Last year, the young pianist also won the highest prize of the Geneva International Music Competition, along with the Audience Prize. Mun beat out 172 pianists from 22 countries to take home the crown at one of the classical music world’s most prestigious piano competitions for young musicians.

Born in 1995 in Yeosu, South Jeolla Province, Mun did not grow up in a house of privilege and, for several years, never had a piano of her own. Mun began learning the piano at age 5, but because her family could not afford to buy her one, she is said to have practiced playing on a paper piano she drew as a young child, as well as practicing either at school or a neighborhood church.

From paper pianos to renowned international accolades, Mun’s humble beginnings and unwavering passion is already leading her down the path to become one of the country’s most prominent young artists.

Lim Ji-young

Continuing the country’s epic classical music competition feats this year is young violinist Lim Ji-young.
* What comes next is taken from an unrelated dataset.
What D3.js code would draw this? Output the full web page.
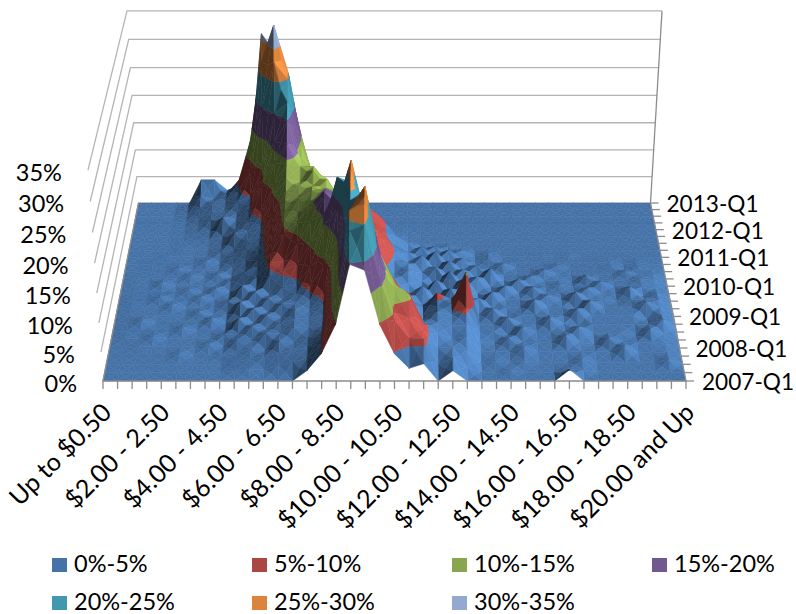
<!DOCTYPE html>
<html><head><meta charset="utf-8">
<style>html,body{margin:0;padding:0;background:#fff}svg{display:block}text{font-family:Lato,"Open Sans",sans-serif;fill:#000}</style>
<script src="https://cdn.jsdelivr.net/npm/d3@7/dist/d3.min.js"></script></head><body>
<svg id="c" width="796" height="614"></svg>
<script>
const quarters=["2007-Q1","2007-Q2","2007-Q3","2007-Q4","2008-Q1","2008-Q2","2008-Q3","2008-Q4","2009-Q1","2009-Q2","2009-Q3","2009-Q4","2010-Q1","2010-Q2","2010-Q3","2010-Q4","2011-Q1","2011-Q2","2011-Q3","2011-Q4","2012-Q1","2012-Q2","2012-Q3","2012-Q4","2013-Q1"];
const priceTicks=["Up to $0.50","$2.00 - 2.50","$4.00 - 4.50","$6.00 - 6.50","$8.00 - 8.50","$10.00 - 10.50","$12.00 - 12.50","$14.00 - 14.50","$16.00 - 16.50","$18.00 - 18.50","$20.00 and Up"];
const valueTicks=[0,5,10,15,20,25,30,35];
const bandLabels=["0%-5%","5%-10%","10%-15%","15%-20%","20%-25%","25%-30%","30%-35%"];
const bandColors=["#4572A7","#AA4643","#89A54E","#71588F","#4198AF","#DB843D","#93A9CF"];
const share=[
[0,0,0,0,0,0,0,0,0,0, 0,0,0,0,1.8,4.7,9.7,19.8,18.8,9.7, 4.7,2.2,3,0,1.8,0, 0,0,0,0,0,0,2,0,0,0,0,0,0,0,0],
[0,0,0,0,0,0,0,0,0,.3, .6,.6,1.2,1.8,2.5,5,11,24,25,16, 9,6,5.8,1.5,2.5,1, 0,0,.3,0,0,0,.5,.5,0,0,0,0,0,0,0],
[0,0,0,0,0,0,0,0,0,.5, .9,1.4,2,2.5,3,5,12,26,27,18, 9,8,6,3,3,2.5, .3,.6,.3,.6,.3,.3,.3,.9,.3,.3,.3,.3,.3,.9,0],
[0,0,0,0,0,.4,0,0,.3,.6, 1.2,1,2.6,2.4,3.2,4.6,12.5,25,27,17, 12,10.5,5.5,4,3,3.5, .8,.8,.8,1.6,.8,.8,.8,.8,.8,.8,1.8,.6,.6,.6,0],
[0,0,.2,.2,.2,.2,.2,.7,.2,1.4, 1.4,2.6,2.6,3.6,3.5,4.2,13,24,27.5,16, 11,9.5,4.5,4.5,4,4, 1.2,.8,1.8,1,1,1,2.2,1,.6,1.8,1,1,1,.8,.2],
[0,.2,.2,.6,.2,.2,.2,.2,.9,1.1, 2.4,2,3,3.8,3.8,4.5,13.5,24,25,15, 10,7,3.5,5,4.5,5.5, 1.4,1.4,.8,2.2,1.4,1.4,1.4,2.4,1.2,1.2,1.2,.8,2,1,.3],
[0,.2,.2,.2,.2,.7,.2,.2,.2,2.4, 1.5,3,2.6,4,3.8,4.8,14,26,22,12, 9,5.5,3,4.5,5,10.5, 1.4,1.4,2.6,1.4,1.4,2.6,1.4,1,1.4,1.4,1.4,1.4,1.4,2.2,.4],
[0,.2,.7,.2,.2,.2,.2,1,.3,1.2, 2.8,2.1,3.6,3.8,4.2,5.5,15,26.5,19,11, 7,4,3,5.5,4.5,5, 1.6,2.8,1.2,1.6,1.6,1.6,1.6,2.8,1.6,1.6,1.6,1.6,.8,1.6,.5],
[0,.2,.2,.2,.2,.2,.8,.2,.4,2.6, 1.6,3.2,3,4,5.5,9,19,27,17,9, 6,3.5,2,2.5,1.2,3, 3.2,1.4,1.6,1.6,3,1.6,1.6,1.2,2.8,1.6,1.6,1.6,2.6,1.6,.5],
[0,.2,.2,.2,.7,.2,.2,.4,1.2,1.4, 3,2.5,3.8,4.5,7.5,15,23,22,14,8, 5,2.5,4,1.5,3.6,2, 1,3,1.6,1.6,1.6,2.4,1.6,3,1.6,1.6,1.2,1.6,1.6,1.6,.5],
[0,.2,.2,.7,.2,.2,.8,.3,.5,2.8, 2,4.5,5.5,6.5,10.5,15.5,19,18,12,7, 4,3,1.2,3.8,1.5,4, 1.4,1.4,2.8,1.4,2.6,1.4,1.4,1.4,2.4,1.4,1.4,2.6,.8,1.4,.3],
[0,.1,.1,.1,.1,.6,.1,.9,.3,1.5, 3,5.5,6,9,13,18,17,15,10,6, 3.5,4.2,2.2,1,4,1.6, 3,1.2,1.2,2.6,1.2,1.2,1.6,1.2,1.2,2.2,1.2,1.2,1.2,.8,.2],
[0,.1,.1,.6,.1,.1,.2,.2,1,2.4, 3.5,6,9.5,11.5,14.5,17,16,15,10.5,7, 4.5,4,2.5,3.4,1.4,3, 1.2,3.2,1,1,1.8,1,1,.6,1.8,1,1,1,1.4,1,.2],
[0,.1,.1,.1,.1,.6,.2,.8,.3,1.3, 3.5,6.5,10.5,12,14,15.5,15,14,11,7.5, 5,3,4.2,1.2,3.2,1.4, 2.4,.8,.8,.8,.8,1.6,.8,.8,.8,.8,.8,1.4,.8,.8,.1],
[0,0,.1,.1,.5,.1,.2,.2,.9,2, 3.8,7,11,13,14.5,15,14.5,13,10,7, 4.5,3.5,1.5,3.6,1.1,2.4, .6,.6,1.4,.6,.6,.6,1,.6,.6,.6,.8,.3,.6,.3,0],
[0,0,.1,.1,.1,.1,.6,.3,1.5,2.8, 4,7.5,11.5,12.5,14,13,13,12,9,6, 3.5,2,3.2,1,2.6,.8, .4,.9,.4,.4,.4,.4,.4,.4,.4,.4,.4,.1,.3,.1,0],
[0,0,0,.1,.1,.1,.2,.9,1.6,3, 4,8,12,13,13,14,11,10,7,5.5, 4,2.5,1,2,.6,1.2, .2,.6,.2,.2,.2,.2,.1,.2,0,0,0,0,0,0,0],
[0,0,0,0,.1,.1,.2,.8,3,3.5, 4.5,10,13,12.5,14.5,13,9,8,8,6, 3,1.5,.9,.4,.7,.3, .1,.1,.1,0,0,0,0,0,0,0,0,0,0,0,0],
[0,0,0,0,.1,.3,.6,1.2,2.5,4, 5.5,11,14.5,14,14,11,7,5,5.5,3.5, 1.5,.6,.3,.2,.1,0, 0,0,0,0,0,0,0,0,0,0,0,0,0,0,0],
[0,0,0,0,.1,.5,1,3.5,3,4.5, 9.5,13.5,17,14,12,9,5,3,2,1, .4,.1,0,0,0,0, 0,0,0,0,0,0,0,0,0,0,0,0,0,0,0],
[0,0,0,0,.1,.6,1.8,2.5,3,4.5, 9.5,16,20,13,10,5,3,1.5,.5,.1, 0,0,0,0,0,0, 0,0,0,0,0,0,0,0,0,0,0,0,0,0,0],
[0,0,0,0,.2,1,2,2.5,4,5, 10.5,20,22,14,8,3,2,.5,0,0, 0,0,0,0,0,0, 0,0,0,0,0,0,0,0,0,0,0,0,0,0,0],
[0,0,0,0,.3,1.5,2.5,3,4.5,8.5, 20,28,25,14,5,2,.5,0,0,0, 0,0,0,0,0,0, 0,0,0,0,0,0,0,0,0,0,0,0,0,0,0],
[0,0,0,0,.5,2.5,2,3,5.5,13, 27,33.5,25,11,3,1,.3,0,0,0, 0,0,0,0,0,0, 0,0,0,0,0,0,0,0,0,0,0,0,0,0,0],
[0,0,0,0,0,4.4,4.4,2.4,3,10, 31,28,17,6,2,.5,0,0,0,0, 0,0,0,0,0,0, 0,0,0,0,0,0,0,0,0,0,0,0,0,0,0]
];

const nCols=share[0].length,nRows=share.length;
const uScale=d3.scaleLinear().domain([0,nCols-1]).range([0,1]);
const vScale=d3.scaleLinear().domain([0,nRows-1]).range([0,1]);
const wScale=d3.scaleLinear().domain([0,35]).range([0,1]);
const bandOf=d3.scaleThreshold().domain([5,10,15,20,25,30]).range(bandColors);
// perspective box fitted to the picture's floor and walls
function proj(c,r,z){
  const u=uScale(c),v=vScale(r),w=wScale(z);
  const D=1+0.1387*v-0.049*w;
  return [394.5+(u-.5)*583/D,(381-149.8*v-219.3*w)/D];
}
const svg=d3.select("#c");
const line=d3.line();
const gridCol="#b4b4b4",axisCol="#8c8c8c";
const walls=svg.append("g").attr("fill","none").attr("stroke",gridCol).attr("stroke-width",1.3);
valueTicks.forEach(t=>{
  walls.append("path").attr("d",line([proj(0,0,t),proj(0,nRows-1,t),proj(nCols-1,nRows-1,t)]));
});
walls.append("path").attr("stroke",axisCol).attr("d",line([proj(nCols-1,nRows-1,0),proj(nCols-1,nRows-1,35)]));

// surface facets
const polys=[];
function clip(tri,lo,hi){
  let out=tri;
  [[lo,1],[hi,-1]].forEach(([lim,s])=>{
    const res=[];
    out.forEach((p,i)=>{
      const q=out[(i+1)%out.length];
      const a=(p[2]-lim)*s,b=(q[2]-lim)*s;
      if(a>=0)res.push(p);
      if((a>=0)!==(b>=0)){const t=a/(a-b);res.push([p[0]+(q[0]-p[0])*t,p[1]+(q[1]-p[1])*t,p[2]+(q[2]-p[2])*t]);}
    });
    out=res;
  });
  return out;
}
const L=[0.6,-0.15,0.78],zS=0.3;
function shade(t){
  const a=[t[1][0]-t[0][0],t[1][1]-t[0][1],(t[1][2]-t[0][2])*zS];
  const b=[t[2][0]-t[0][0],t[2][1]-t[0][1],(t[2][2]-t[0][2])*zS];
  let n=[a[1]*b[2]-a[2]*b[1],a[2]*b[0]-a[0]*b[2],a[0]*b[1]-a[1]*b[0]];
  const m=Math.hypot(...n);n=n.map(d=>d/m);if(n[2]<0)n=n.map(d=>-d);
  return Math.max(.4,Math.min(1.55,(n[0]*L[0]+n[1]*L[1]+n[2]*L[2])/L[2]));
}
function tint(col,f){const c=d3.rgb(col);return d3.rgb(Math.min(255,c.r*f),Math.min(255,c.g*f),Math.min(255,c.b*f)).formatHex();}
const edges=[5,10,15,20,25,30];
const lows=[0,...edges],highs=[...edges,36];
for(let r=nRows-2;r>=0;r--){
  const cols=d3.range(nCols-1).sort((a,b)=>Math.abs(b+.5-20)-Math.abs(a+.5-20));
  cols.forEach(c=>{
    const A=[c,r,share[r][c]],B=[c+1,r,share[r][c+1]],C=[c+1,r+1,share[r+1][c+1]],E=[c,r+1,share[r+1][c]];
    const M=[c+.5,r+.5,(A[2]+B[2]+C[2]+E[2])/4];
    const side=c+.5<20?[[E,A,M],[B,C,M]]:[[B,C,M],[E,A,M]];
    [[C,E,M],...side,[A,B,M]].forEach(tri=>{
      const f=shade(tri);
      lows.forEach((lo,i)=>{
        const poly=clip(tri,lo,highs[i]);
        if(poly.length>2)polys.push({pts:poly.map(p=>proj(p[0],p[1],p[2])),col:tint(bandOf(lo),f)});
      });
    });
  });
}
svg.append("g").selectAll("path").data(polys).join("path")
  .attr("d",d=>line(d.pts)+"Z").attr("fill",d=>d.col).attr("stroke",d=>d.col).attr("stroke-width",.5);

// axes
const ax=svg.append("g").attr("fill","none").attr("stroke",axisCol).attr("stroke-width",1.3);
ax.append("path").attr("d",line([proj(0,nRows-1,0),proj(0,0,0),proj(nCols-1,0,0),proj(nCols-1,nRows-1,0)]));
d3.range(nCols).forEach(c=>{const p=proj(c,0,0);ax.append("path").attr("d",line([p,[p[0],p[1]+8]]));});
d3.range(nRows).forEach(r=>{const p=proj(nCols-1,r,0);ax.append("path").attr("d",line([p,[p[0]+8,p[1]]]));});

const font=23.5;
valueTicks.forEach(t=>{
  const p=proj(0,0,t);
  svg.append("text").attr("x",p[0]-26).attr("y",p[1]+2.5).attr("dy",".35em").attr("text-anchor","end").attr("font-size",font).text(t+"%");
});
quarters.forEach((q,r)=>{
  if(!q.endsWith("Q1"))return;
  const p=proj(nCols-1,r,0);
  svg.append("text").attr("x",p[0]+16).attr("y",p[1]+1).attr("dy",".35em").attr("font-size",22.6).text(q);
});
priceTicks.forEach((t,i)=>{
  const p=proj(i*4,0,0);
  svg.append("text").attr("transform",`translate(${p[0]+10},${p[1]+33}) rotate(-45)`).attr("text-anchor","end").attr("font-size",25).text(t);
});
// legend
const lx=[52,252,452,652],ly=[558,596];
bandLabels.forEach((b,i)=>{
  const x=lx[i%4],y=ly[Math.floor(i/4)];
  svg.append("rect").attr("x",x).attr("y",y).attr("width",15).attr("height",14).attr("fill",bandColors[i]);
  svg.append("text").attr("x",x+22).attr("y",y+6).attr("dy",".35em").attr("font-size",font).text(b);
});
</script></body></html>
In May, 20-year-old Lim became the first Korean violinist ever to win the highest honor at the prestigious Queen Elisabeth Music Competition in Belgium, performing her interpretation of Brahms’ Concerto in D, op. 77.

Violinist Lim Ji-young (Queen Elisabeth Music Competition)
Violinist Lim Ji-young (Queen Elisabeth Music Competition)
One of the classical world’s big three music competitions, this year’s Queen Elisabeth contest for violin featured 69 players of 20 nationalities, including 17 violinists from Korea.

As the grand prize winner, Lim was not only entitled to a cash prize of 25,000 euros ($26,600), but was also granted a four-year loan of the “Huggins” Stradivarius violin, which was created in 1708 by the master craftsman himself, Antonio Stradivari.

A Korea National University of Arts student, Lim’s continued international success comes as a somewhat unexpected surprise as the young violinist has received no overseas training -- a rare accomplishment as many of the country’s most noted local musicians were trained abroad.

The win comes after a series of international accolades for the up-and-coming locally trained prodigy after winning the top prize at the Euroasia International Competition in Japan and the MIMC Prize at the Montreal International Musical Competition in 2013. 

Last year, she was also a laureate of the International Violin Competition of Indianapolis, winning the Mozart special prize.